Nicki French wasn't famous before this hit, although she was a well-established session and backing singer. To be sure, she is a good singer but she doesn't seem to be particularly interested in the song and everything about this release - including the video, where the backing singers don't resemble the voices on the track - sounds like the minimum possible effort. I can only presume that people were buying this for the many club remixes on various formats.

Available on: Total Eclipse of the Heart (Deluxe Edition)
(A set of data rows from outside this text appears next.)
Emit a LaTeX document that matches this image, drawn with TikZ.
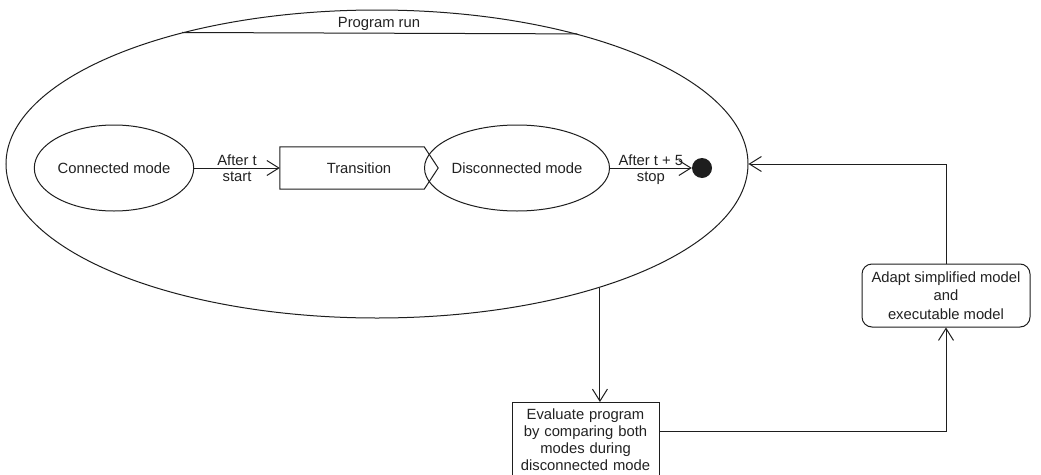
\documentclass[tikz,border=0pt]{standalone}
\usepackage{fontspec}
\setmainfont{Liberation Sans}
\usetikzlibrary{shapes.geometric,arrows.meta,calc}
\definecolor{ink}{HTML}{1E1E1E}
\definecolor{txt}{HTML}{222222}
\begin{document}
\begin{tikzpicture}[x=1pt,y=-1pt,
  every node/.style={font=\fontsize{14.8pt}{17pt}\selectfont, text=txt},
  ln/.style={draw=ink, line width=1pt},
  arr/.style={ln, -{Straight Barb[length=12pt,width=15pt,line width=1pt]}},
  state/.style={ln, ellipse, minimum width=158pt, minimum height=86pt, inner sep=0pt},
  lbl/.style={midway, inner sep=1.5pt},
]
\fill[white] (0,0) rectangle (1041,474);
\clip (0,0) rectangle (1041,474);

% enclosing activity with its title band
\node (prog) [ln, ellipse, minimum width=742pt, minimum height=308pt, inner sep=0pt] at (377,164) {};
\draw[ln] (prog.146.1) -- (prog.33.9);
\node (title) at (379,23.5) {Program run};

% states inside the program run
\node (conn) [state] at (114,168) {Connected mode};
\node (trans) [minimum width=158pt, minimum height=42pt, inner sep=0pt] at (359,168) {Transition};
\draw[ln] (trans.north west) -- ([xshift=-14pt]trans.north east) -- (trans.east)
  -- ([xshift=-14pt]trans.south east) -- (trans.south west) -- cycle;
\node (disc) [state] at (517,168) {Disconnected mode};
\node (stop) [circle, fill=ink, minimum size=20pt, inner sep=0pt] at (702,168) {};

% evaluation and adaptation steps
\node (eval) [ln, rectangle, text width=139pt, inner xsep=4pt, inner ysep=6pt, align=center, anchor=north]
  at (585.5,402) {Evaluate program\\by comparing both\\modes during\\disconnected mode};
\node (adapt) [ln, rounded corners=10pt, minimum width=168pt, minimum height=63pt, align=center,
  font=\fontsize{14.8pt}{18.5pt}\selectfont] at (946,295.5)
  {Adapt simplified model\\and\\executable model};

% connectors
\draw[arr] (conn) -- (trans)
  node[lbl, above] {After t} node[lbl, below, inner sep=3pt] {start};
\draw[arr] (disc) -- (stop)
  node[lbl, above] {After t + 5} node[lbl, below, inner sep=3pt] {stop};
\draw[arr] (prog.-29.3) -- (prog.-29.3 |- eval.north);
\draw[arr] ([yshift=7.5pt]eval.east) -| (adapt.south);
\draw[arr] (adapt.north) |- (prog.-0.6);
\end{tikzpicture}
\end{document}
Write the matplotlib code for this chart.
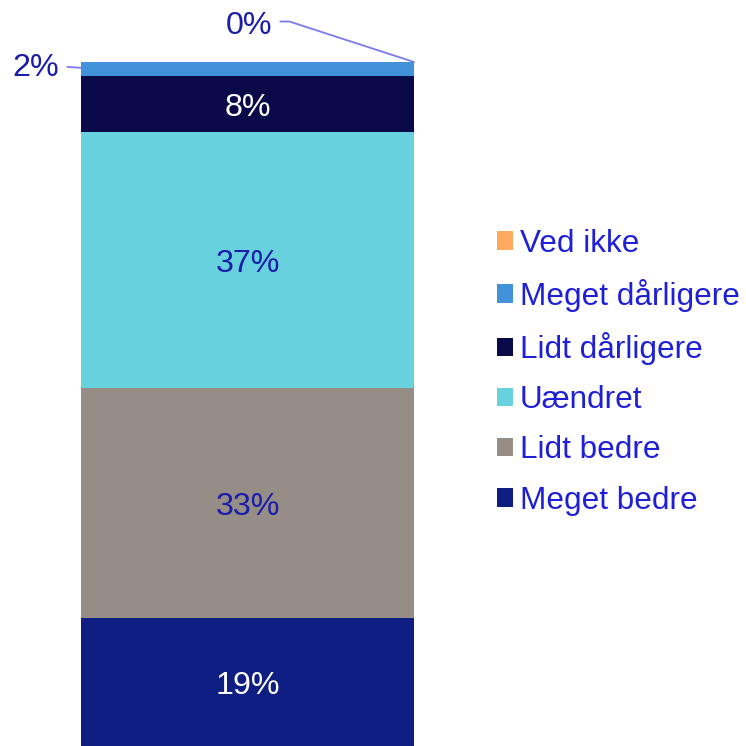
import matplotlib
matplotlib.use("Agg")
import matplotlib.pyplot as plt
from matplotlib.patches import Patch

plt.rcParams['font.family'] = ['Liberation Sans', 'DejaVu Sans']

categories = ["Meget bedre", "Lidt bedre", "Uændret", "Lidt dårligere", "Meget dårligere", "Ved ikke"]
values = [18.7, 33.6, 37.4, 8.2, 2.1, 0.0]
labels = ["19%", "33%", "37%", "8%", "2%", "0%"]
colors = ["#0F1E82", "#958D86", "#67D2DE", "#0A0A4A", "#4292DA", "#FBAA60"]
label_colors = ["white", "#1A1CAA", "#1A1CAA", "white", None, None]

fig = plt.figure(figsize=(7.46, 7.46), dpi=100)
ax = fig.add_axes([81/746, 0, 333/746, (746-62)/746])
ax.set_xlim(-0.5, 0.5)
ax.set_ylim(0, sum(values))
ax.axis('off')

bottom = 0
bars = []
for cat, v, c in zip(categories, values, colors):
    ax.bar(0, v, width=1.0, bottom=bottom, color=c, label=cat, linewidth=0)
    bars.append((bottom, v))
    bottom += v

fs = 23.2
ext_color = "#1A1CAA"
line_color = "#7A7AF0"
for (b0, v), lab, lc in zip(bars[:4], labels[:4], label_colors[:4]):
    ax.annotate(lab, xy=(0, b0 + v / 2), xytext=(0, -4), textcoords='offset pixels',
                ha='center', va='center', color=lc, fontsize=fs)

# 2% label with leader line on the left
b0, v = bars[4]
ax.annotate(labels[4], xy=(-0.5, b0 + v / 2 + 0.2), xycoords='data',
            xytext=(-22, 0), textcoords='offset pixels',
            ha='right', va='center', color=ext_color, fontsize=fs,
            arrowprops=dict(arrowstyle='-', color=line_color, lw=1.3,
                            shrinkA=4, shrinkB=0, relpos=(1, 0.55)))

# 0% label with leader line to top right
b0, v = bars[5]
ax.annotate(labels[5], xy=(0.5, b0 + v), xycoords='data',
            xytext=(-142, 36), textcoords='offset pixels',
            ha='right', va='center', color=ext_color, fontsize=fs,
            arrowprops=dict(arrowstyle='-', color=line_color, lw=1.3,
                            shrinkA=4, shrinkB=0, relpos=(1, 0.65),
                            connectionstyle="angle,angleA=0,angleB=162,rad=0"))

handles = [Patch(facecolor=c, edgecolor='none') for c in colors][::-1]
leg = fig.legend(handles, categories[::-1], loc='upper left',
                 bbox_to_anchor=(484/746, 1 - 216/746), frameon=False,
                 fontsize=fs - 0.5, handlelength=0.52, handleheight=0.52,
                 handletextpad=0.22, labelspacing=0.64, borderaxespad=0)
for t in leg.get_texts():
    t.set_color("#1F1FD8")

fig.savefig("out.png", dpi=100)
Wednesday, 10 September 2014

(MC Sar &) The Real McCoy 'Run Away'

Chart Peak: 6
'Run Away' made No. 6 in January '95 for O-Jay (Olaf Jeglitza) and Patsy (Patricia Petersen) AKA the Real McCoy. It was their second big British hit following 'Another Night'
Confusingly, there are three people in the photo above that text that describes the act as a duo (the other one would be Vanessa Mason) and in fact O-Jay has subsequently claimed that the female vocals on this track (and the remainder of their album) wasn't by either of those women but by session singer Karin Kasar. That's the world of Eurodance for you. Indeed the producers later replaced the entire line-up of the act, as also happened to 2 Unlimited.

Perhaps it's not surprising that they sound so paranoid on this track, a lyric clearly based on Nineteen Eighty Four that even mentions "Big Brother is watching you". It's not a bad song  for what it is but it doesn't live up to the standard of their biggest hit. Unusually for this type of music it was their second Top 3 hit in the US.